И Эльжбета думала об Одессе, но будто о каком-то мираже, наваждении.
— Нашей Одессы уже нет, — сказал профессор.
— О Эдгар! — прошептала Эльжбета словно в экстазе.
Между тем юноши вышли на улицу. Было по-весеннему светло и тепло.
— Отличная погода, — сказал Губерт.
— Слушай, Геленка-то какова! — сказал Анджей. — Даже не верится. Ну и выдержка. Ведь Бронек там.
— Быстрей, быстрей, — торопил Губерт.
Они пробежали Мазовецкую улицу, «площадь Гитлера», Театральную, вышли на площадь Красинских. Увидали карусели и качели. А за Луна-парком — глухую стену.

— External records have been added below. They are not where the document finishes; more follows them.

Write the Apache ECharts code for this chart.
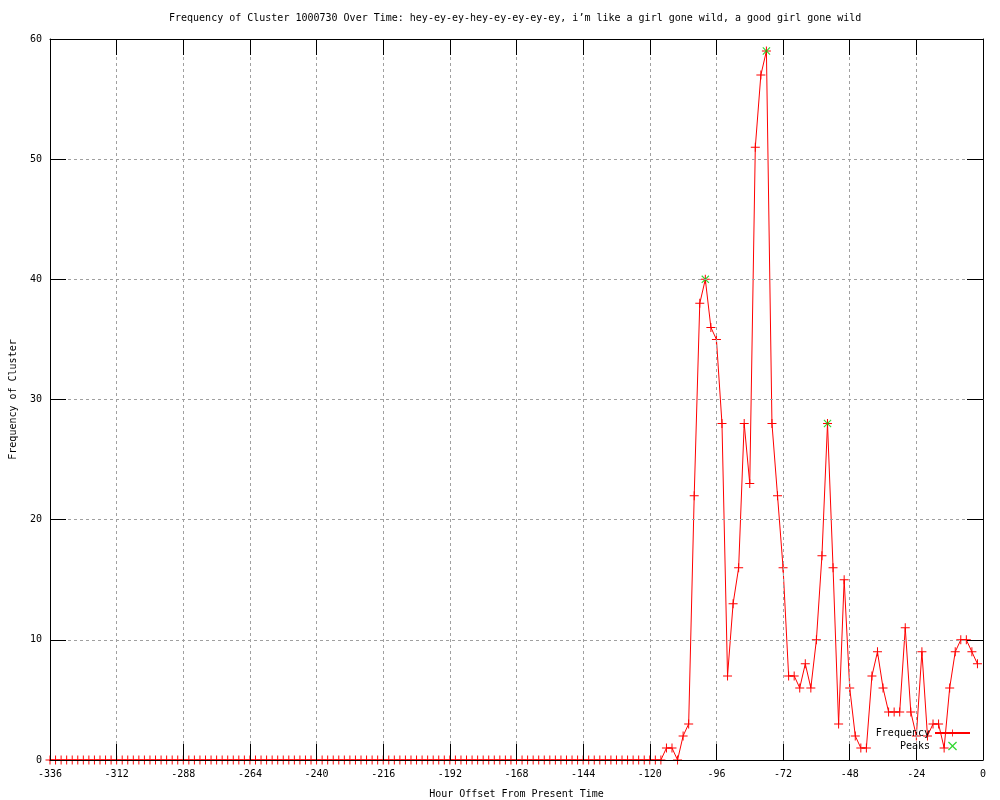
<!DOCTYPE html>
<html>
<head>
<meta charset="utf-8">
<script src="https://cdn.jsdelivr.net/npm/echarts@6/dist/echarts.min.js"></script>
<style>
html,body{margin:0;padding:0;background:#fff;}
#chart{width:1000px;height:800px;}
</style>
</head>
<body>
<div id="chart"></div>
<script>
// Hours (every 2 h from -336 to -2)
var hours = [];
for (var h = -336; h <= -2; h += 2) hours.push(h);

// Frequency values, one per hour entry above
var frequency = [
  0,0,0,0,0,0,0,0,0,0, 0,0,0,0,0,0,0,0,0,0,
  0,0,0,0,0,0,0,0,0,0, 0,0,0,0,0,0,0,0,0,0,
  0,0,0,0,0,0,0,0,0,0, 0,0,0,0,0,0,0,0,0,0,
  0,0,0,0,0,0,0,0,0,0, 0,0,0,0,0,0,0,0,0,0,
  0,0,0,0,0,0,0,0,0,0, 0,0,0,0,0,0,0,0,0,0,
  0,0,0,0,0,0,0,0,0,0, 0,
  1,1,0,2,3, 22,38,40,36,35, 28,7,13,16,28, 23,51,57,59,28,
  22,16,7,7,6, 8,6,10,17,28, 16,3,15,6,2, 1,1,7,9,6,
  4,4,4,11,4, 2,9,2,3,3, 1,6,9,10,10, 9,8
];

var peakHours = [-100, -78, -56];
var peakValues = [40, 59, 28];

var xTicks = [-336,-312,-288,-264,-240,-216,-192,-168,-144,-120,-96,-72,-48,-24,0];
var yTicks = [0,10,20,30,40,50,60];

var freqData = hours.map(function (h, i) { return [h, frequency[i]]; });
var peakData = peakHours.map(function (h, i) { return [h, peakValues[i]]; });

var FONT = 'DejaVu Sans Mono';
var PLUS = 'path://M-0.11,-1H0.11V-0.11H1V0.11H0.11V1H-0.11V0.11H-1V-0.11H-0.11Z';
var CROSS = 'path://M0.629,-0.785L0.785,-0.629L0.156,0L0.785,0.629L0.629,0.785L0,0.156L-0.629,0.785L-0.785,0.629L-0.156,0L-0.785,-0.629L-0.629,-0.785L0,-0.156Z';

var chart = echarts.init(document.getElementById('chart'), null, {renderer: 'canvas'});
var baseAxisLine = {show: true, onZero: false, lineStyle: {color: '#000', width: 1}};
var tick = {show: true, inside: true, length: 16, lineStyle: {color: '#000', width: 1}};
var txt = {fontFamily: FONT, fontSize: 10, color: '#000'};

chart.setOption({
  animation: false,
  backgroundColor: '#fff',
  textStyle: {fontFamily: FONT},
  title: {
    text: 'Frequency of Cluster 1000730 Over Time: hey-ey-ey-hey-ey-ey-ey-ey, i\u2019m like a girl gone wild, a good girl gone wild',
    left: 169, top: 13, padding: 0,
    textStyle: {fontFamily: FONT, fontSize: 10, fontWeight: 'normal', color: '#000'}
  },
  grid: {left: 50, right: 17, top: 39, bottom: 40, containLabel: false, outerBoundsMode: 'none'},
  legend: [
    {data: ['Frequency'], right: 29, top: 728, itemWidth: 35, itemHeight: 9, itemGap: 0,
     textStyle: txt, align: 'right', padding: 0},
    {data: ['Peaks'], right: 43, top: 741, itemWidth: 35, itemHeight: 9, itemGap: 0,
     textStyle: txt, align: 'right', padding: 0}
  ],
  xAxis: [
    {type: 'value', min: -336, max: 0, interval: 24, position: 'bottom', z: 5,
     name: 'Hour Offset From Present Time', nameLocation: 'middle', nameGap: 29,
     nameTextStyle: txt,
     axisLine: baseAxisLine, axisTick: tick,
     axisLabel: {fontFamily: FONT, fontSize: 10, color: '#000', margin: 9},
     splitLine: {show: true, lineStyle: {color: '#a0a0a0', type: [3, 3], width: 1}}},
    {type: 'value', min: -336, max: 0, interval: 24, position: 'top', z: 5,
     axisLine: baseAxisLine, axisTick: tick,
     axisLabel: {show: false}, splitLine: {show: false}}
  ],
  yAxis: [
    {type: 'value', min: 0, max: 60, interval: 10, position: 'left', z: 5,
     name: 'Frequency of Cluster', nameLocation: 'middle', nameGap: 32,
     nameTextStyle: txt,
     axisLine: baseAxisLine, axisTick: tick,
     axisLabel: {fontFamily: FONT, fontSize: 10, color: '#000', margin: 8},
     splitLine: {show: true, lineStyle: {color: '#a0a0a0', type: [3, 3], width: 1}}},
    {type: 'value', min: 0, max: 60, interval: 10, position: 'right', z: 5,
     axisLine: baseAxisLine, axisTick: tick,
     axisLabel: {show: false}, splitLine: {show: false}}
  ],
  series: [
    {name: 'Frequency', type: 'line', data: freqData, xAxisIndex: 0, yAxisIndex: 0,
     symbol: PLUS, symbolSize: 9, showAllSymbol: true, smooth: false,
     lineStyle: {color: '#ff0000', width: 1},
     itemStyle: {color: '#ff0000', borderWidth: 0}, z: 2},
    {name: 'Peaks', type: 'scatter', data: peakData, xAxisIndex: 0, yAxisIndex: 0,
     symbol: CROSS, symbolSize: 8,
     itemStyle: {color: '#00cc00', borderWidth: 0}, z: 3}
  ]
});
</script>
</body>
</html>
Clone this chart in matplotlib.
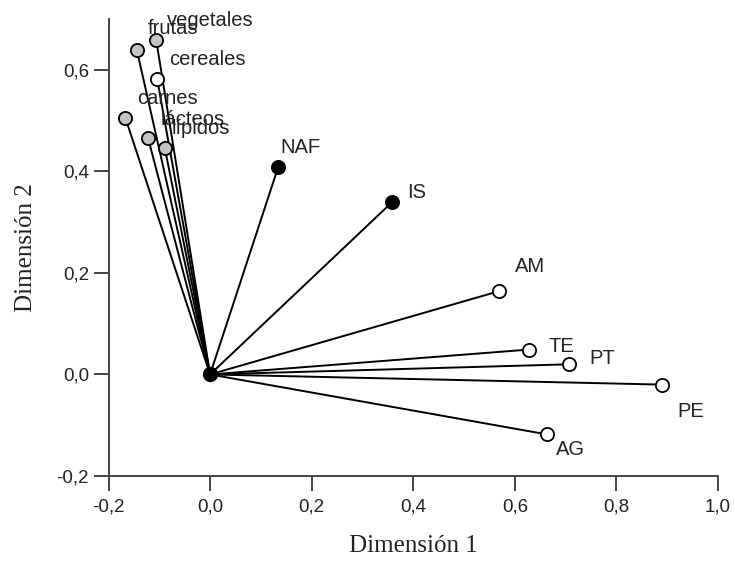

Из-за стены вздымались тучи дыма и пыли. Горело несколько домов сразу. Слышались одиночные выстрелы.
X
На второй день восстания в гетто бои шли на Мурановской площади, на Милой и на Сапежинской. Бронек был на Милой, на третьем этаже щеточной фабрики.
Под вечер атаки немцев прекратились и воцарилась зловещая тишина. Из бункеров никто не выходил, и молчание подземелья как бы усугубляло всеобщее безмолвие. Чувствовалось, что старые и перепуганные люди притаились где-то в глубине, ошеломленные и исполненные ожидания.
После полудня бои на Милой были особенно ожесточенными. На крыше дома, где Бронек, горячившийся весь день, наконец угомонился, по-прежнему реял истерзанный пулями, но не покоренный красный флаг. В большом зале лежали вповалку повстанцы. Еще вчера они были для Бронека совсем чужими людьми, а сегодня он знал не только их имена, но и характер каждого. Характеры повстанцев раскрывались в том, как они стреляли, как вели себя в бою, в том, насколько они были многословны, или попросту в интонации, с какой бранились или отдавали приказания. Вот металлист Мендель, типичный трудяга, рослый, крепко сколоченный брюнет, у которого слово «шлюха» звучало то и дело как поговорка, как точка после каждой фразы и особенно после каждого выстрела, А вон тот, Манек, ткач (он поправлял всякого, кто называл его Моником), — нервный, хрупкий и беспокойный, он и в боевой обстановке сохранял четкость и быстроту движений, присущие людям его профессии. Бронек понимал, что Манек чертовски трусит и старается подавить этот страх суетой. Он минуты не стоял на месте, а метался от окна к окну с винтовкой (большая редкость) в руках и стрелял довольно беспорядочно. А когда надо было выйти на улицу, бросился одним из первых.
«Но чего это ему стоит», — подумал Бронек.
Дальше лежали двое близнецов, портновские подмастерья. Никто не знал их имен. Просто «близнецы» — и точка. Они были неразлучны, стреляли из одного пистолета по очереди и без конца обнимались. Бронек знал, что на танцульках близнецы неутомимо отплясывали вдвоем, не нуждаясь в партнершах. Сейчас они лежали рядом, прижавшись друг к другу. Но в сгущающихся сумерках было видно, что ребята не спали. Напротив, глаза их были широко раскрыты, словно оба чему-то крайне удивлялись.
На всех лицах в час этого вечернего затишья появилась печать удивления. Был ею отмечен и огромный, белотелый, совершенно нагой бегун Наум Фриде из «красных спортсменов». Он застыл, как изваяние, в углу зала и глубоко дышал.